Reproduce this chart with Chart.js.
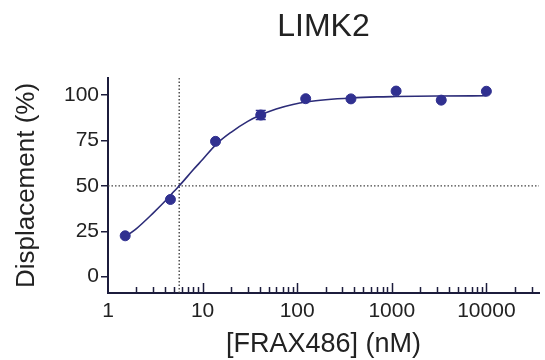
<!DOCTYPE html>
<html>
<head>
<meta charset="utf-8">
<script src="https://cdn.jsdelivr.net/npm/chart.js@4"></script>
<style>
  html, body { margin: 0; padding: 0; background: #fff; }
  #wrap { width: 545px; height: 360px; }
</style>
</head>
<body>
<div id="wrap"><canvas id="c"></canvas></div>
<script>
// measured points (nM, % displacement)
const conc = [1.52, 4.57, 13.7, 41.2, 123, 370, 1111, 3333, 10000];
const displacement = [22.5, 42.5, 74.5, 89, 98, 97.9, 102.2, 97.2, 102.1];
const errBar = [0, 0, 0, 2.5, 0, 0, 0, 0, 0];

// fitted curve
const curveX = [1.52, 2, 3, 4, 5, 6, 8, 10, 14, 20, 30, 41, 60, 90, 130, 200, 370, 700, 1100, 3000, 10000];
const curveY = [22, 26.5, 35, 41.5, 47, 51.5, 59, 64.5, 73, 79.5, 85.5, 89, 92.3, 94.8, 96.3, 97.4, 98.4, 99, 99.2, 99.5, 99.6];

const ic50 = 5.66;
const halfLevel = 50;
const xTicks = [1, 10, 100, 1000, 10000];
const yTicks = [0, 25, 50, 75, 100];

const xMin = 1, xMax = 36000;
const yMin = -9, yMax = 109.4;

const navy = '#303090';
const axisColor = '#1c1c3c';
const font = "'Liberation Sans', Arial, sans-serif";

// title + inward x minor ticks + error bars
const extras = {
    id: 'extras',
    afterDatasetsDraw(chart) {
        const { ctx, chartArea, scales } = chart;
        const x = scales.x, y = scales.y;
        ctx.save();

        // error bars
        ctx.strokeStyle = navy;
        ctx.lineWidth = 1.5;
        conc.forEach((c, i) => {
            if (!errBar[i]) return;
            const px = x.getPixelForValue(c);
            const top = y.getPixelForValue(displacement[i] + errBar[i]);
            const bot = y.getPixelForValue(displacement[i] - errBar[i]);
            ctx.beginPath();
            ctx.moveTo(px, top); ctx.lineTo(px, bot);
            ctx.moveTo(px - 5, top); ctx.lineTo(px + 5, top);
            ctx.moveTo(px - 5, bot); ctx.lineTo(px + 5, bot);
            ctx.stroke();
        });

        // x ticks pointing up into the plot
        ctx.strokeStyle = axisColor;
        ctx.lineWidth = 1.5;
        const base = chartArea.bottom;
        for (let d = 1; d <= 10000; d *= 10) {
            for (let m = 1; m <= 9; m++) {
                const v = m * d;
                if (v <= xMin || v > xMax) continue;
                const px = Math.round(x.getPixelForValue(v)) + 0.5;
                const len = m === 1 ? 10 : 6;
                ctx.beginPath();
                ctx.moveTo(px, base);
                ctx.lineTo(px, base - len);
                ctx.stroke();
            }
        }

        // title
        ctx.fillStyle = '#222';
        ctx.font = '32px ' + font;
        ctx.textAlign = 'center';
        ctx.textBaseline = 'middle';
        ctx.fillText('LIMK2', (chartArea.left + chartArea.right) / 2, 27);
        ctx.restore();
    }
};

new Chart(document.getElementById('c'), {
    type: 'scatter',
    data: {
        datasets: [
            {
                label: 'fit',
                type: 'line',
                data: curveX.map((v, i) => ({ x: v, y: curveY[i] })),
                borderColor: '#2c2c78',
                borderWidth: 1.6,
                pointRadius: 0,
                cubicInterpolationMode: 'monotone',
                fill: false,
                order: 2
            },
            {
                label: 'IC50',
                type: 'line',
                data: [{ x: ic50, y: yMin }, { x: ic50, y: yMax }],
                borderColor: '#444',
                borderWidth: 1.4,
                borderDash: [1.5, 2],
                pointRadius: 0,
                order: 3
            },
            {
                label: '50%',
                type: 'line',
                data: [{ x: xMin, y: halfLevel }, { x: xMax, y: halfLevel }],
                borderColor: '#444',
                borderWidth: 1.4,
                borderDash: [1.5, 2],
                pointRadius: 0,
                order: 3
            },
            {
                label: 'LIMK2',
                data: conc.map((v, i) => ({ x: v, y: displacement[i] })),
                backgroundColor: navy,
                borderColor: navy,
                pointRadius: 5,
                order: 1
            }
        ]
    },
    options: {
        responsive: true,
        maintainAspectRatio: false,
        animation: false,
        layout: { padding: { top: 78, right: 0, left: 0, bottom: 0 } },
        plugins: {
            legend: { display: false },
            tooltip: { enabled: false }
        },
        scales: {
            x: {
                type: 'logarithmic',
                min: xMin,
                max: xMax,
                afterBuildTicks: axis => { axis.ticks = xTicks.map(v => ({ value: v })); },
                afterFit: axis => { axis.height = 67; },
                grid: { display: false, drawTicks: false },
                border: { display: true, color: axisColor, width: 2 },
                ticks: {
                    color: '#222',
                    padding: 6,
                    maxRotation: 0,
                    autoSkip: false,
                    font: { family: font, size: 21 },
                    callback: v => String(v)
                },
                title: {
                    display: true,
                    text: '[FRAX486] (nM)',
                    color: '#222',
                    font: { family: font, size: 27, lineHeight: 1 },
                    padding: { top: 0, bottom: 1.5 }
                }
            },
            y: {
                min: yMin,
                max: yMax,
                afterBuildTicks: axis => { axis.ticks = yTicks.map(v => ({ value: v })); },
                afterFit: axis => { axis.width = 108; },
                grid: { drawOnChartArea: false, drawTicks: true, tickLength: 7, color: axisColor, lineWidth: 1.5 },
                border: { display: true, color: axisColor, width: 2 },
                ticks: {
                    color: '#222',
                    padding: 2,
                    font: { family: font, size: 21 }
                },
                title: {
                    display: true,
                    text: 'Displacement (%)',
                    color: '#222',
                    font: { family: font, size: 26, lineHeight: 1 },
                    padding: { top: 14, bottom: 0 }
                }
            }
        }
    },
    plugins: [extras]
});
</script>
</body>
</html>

• _Exercise requirements_: Reproduce the material above in full, exactly, with no images.

• _Response_:
Reproduce this chart with Chart.js.
<!DOCTYPE html>
<html>
<head>
<meta charset="utf-8">
<script src="https://cdn.jsdelivr.net/npm/chart.js@4"></script>
<style>
  html, body { margin: 0; padding: 0; background: #fff; }
  #wrap { width: 545px; height: 360px; }
</style>
</head>
<body>
<div id="wrap"><canvas id="c"></canvas></div>
<script>
// measured points (nM, % displacement)
const conc = [1.52, 4.57, 13.7, 41.2, 123, 370, 1111, 3333, 10000];
const displacement = [22.5, 42.5, 74.5, 89, 98, 97.9, 102.2, 97.2, 102.1];
const errBar = [0, 0, 0, 2.5, 0, 0, 0, 0, 0];

// fitted curve
const curveX = [1.52, 2, 3, 4, 5, 6, 8, 10, 14, 20, 30, 41, 60, 90, 130, 200, 370, 700, 1100, 3000, 10000];
const curveY = [22, 26.5, 35, 41.5, 47, 51.5, 59, 64.5, 73, 79.5, 85.5, 89, 92.3, 94.8, 96.3, 97.4, 98.4, 99, 99.2, 99.5, 99.6];

const ic50 = 5.66;
const halfLevel = 50;
const xTicks = [1, 10, 100, 1000, 10000];
const yTicks = [0, 25, 50, 75, 100];

const xMin = 1, xMax = 36000;
const yMin = -9, yMax = 109.4;

const navy = '#303090';
const axisColor = '#1c1c3c';
const font = "'Liberation Sans', Arial, sans-serif";

// title + inward x minor ticks + error bars
const extras = {
    id: 'extras',
    afterDatasetsDraw(chart) {
        const { ctx, chartArea, scales } = chart;
        const x = scales.x, y = scales.y;
        ctx.save();

        // error bars
        ctx.strokeStyle = navy;
        ctx.lineWidth = 1.5;
        conc.forEach((c, i) => {
            if (!errBar[i]) return;
            const px = x.getPixelForValue(c);
            const top = y.getPixelForValue(displacement[i] + errBar[i]);
            const bot = y.getPixelForValue(displacement[i] - errBar[i]);
            ctx.beginPath();
            ctx.moveTo(px, top); ctx.lineTo(px, bot);
            ctx.moveTo(px - 5, top); ctx.lineTo(px + 5, top);
            ctx.moveTo(px - 5, bot); ctx.lineTo(px + 5, bot);
            ctx.stroke();
        });

        // x ticks pointing up into the plot
        ctx.strokeStyle = axisColor;
        ctx.lineWidth = 1.5;
        const base = chartArea.bottom;
        for (let d = 1; d <= 10000; d *= 10) {
            for (let m = 1; m <= 9; m++) {
                const v = m * d;
                if (v <= xMin || v > xMax) continue;
                const px = Math.round(x.getPixelForValue(v)) + 0.5;
                const len = m === 1 ? 10 : 6;
                ctx.beginPath();
                ctx.moveTo(px, base);
                ctx.lineTo(px, base - len);
                ctx.stroke();
            }
        }

        // title
        ctx.fillStyle = '#222';
        ctx.font = '32px ' + font;
        ctx.textAlign = 'center';
        ctx.textBaseline = 'middle';
        ctx.fillText('LIMK2', (chartArea.left + chartArea.right) / 2, 27);
        ctx.restore();
    }
};

new Chart(document.getElementById('c'), {
    type: 'scatter',
    data: {
        datasets: [
            {
                label: 'fit',
                type: 'line',
                data: curveX.map((v, i) => ({ x: v, y: curveY[i] })),
                borderColor: '#2c2c78',
                borderWidth: 1.6,
                pointRadius: 0,
                cubicInterpolationMode: 'monotone',
                fill: false,
                order: 2
            },
            {
                label: 'IC50',
                type: 'line',
                data: [{ x: ic50, y: yMin }, { x: ic50, y: yMax }],
                borderColor: '#444',
                borderWidth: 1.4,
                borderDash: [1.5, 2],
                pointRadius: 0,
                order: 3
            },
            {
                label: '50%',
                type: 'line',
                data: [{ x: xMin, y: halfLevel }, { x: xMax, y: halfLevel }],
                borderColor: '#444',
                borderWidth: 1.4,
                borderDash: [1.5, 2],
                pointRadius: 0,
                order: 3
            },
            {
                label: 'LIMK2',
                data: conc.map((v, i) => ({ x: v, y: displacement[i] })),
                backgroundColor: navy,
                borderColor: navy,
                pointRadius: 5,
                order: 1
            }
        ]
    },
    options: {
        responsive: true,
        maintainAspectRatio: false,
        animation: false,
        layout: { padding: { top: 78, right: 0, left: 0, bottom: 0 } },
        plugins: {
            legend: { display: false },
            tooltip: { enabled: false }
        },
        scales: {
            x: {
                type: 'logarithmic',
                min: xMin,
                max: xMax,
                afterBuildTicks: axis => { axis.ticks = xTicks.map(v => ({ value: v })); },
                afterFit: axis => { axis.height = 67; },
                grid: { display: false, drawTicks: false },
                border: { display: true, color: axisColor, width: 2 },
                ticks: {
                    color: '#222',
                    padding: 6,
                    maxRotation: 0,
                    autoSkip: false,
                    font: { family: font, size: 21 },
                    callback: v => String(v)
                },
                title: {
                    display: true,
                    text: '[FRAX486] (nM)',
                    color: '#222',
                    font: { family: font, size: 27, lineHeight: 1 },
                    padding: { top: 0, bottom: 1.5 }
                }
            },
            y: {
                min: yMin,
                max: yMax,
                afterBuildTicks: axis => { axis.ticks = yTicks.map(v => ({ value: v })); },
                afterFit: axis => { axis.width = 108; },
                grid: { drawOnChartArea: false, drawTicks: true, tickLength: 7, color: axisColor, lineWidth: 1.5 },
                border: { display: true, color: axisColor, width: 2 },
                ticks: {
                    color: '#222',
                    padding: 2,
                    font: { family: font, size: 21 }
                },
                title: {
                    display: true,
                    text: 'Displacement (%)',
                    color: '#222',
                    font: { family: font, size: 26, lineHeight: 1 },
                    padding: { top: 14, bottom: 0 }
                }
            }
        }
    },
    plugins: [extras]
});
</script>
</body>
</html>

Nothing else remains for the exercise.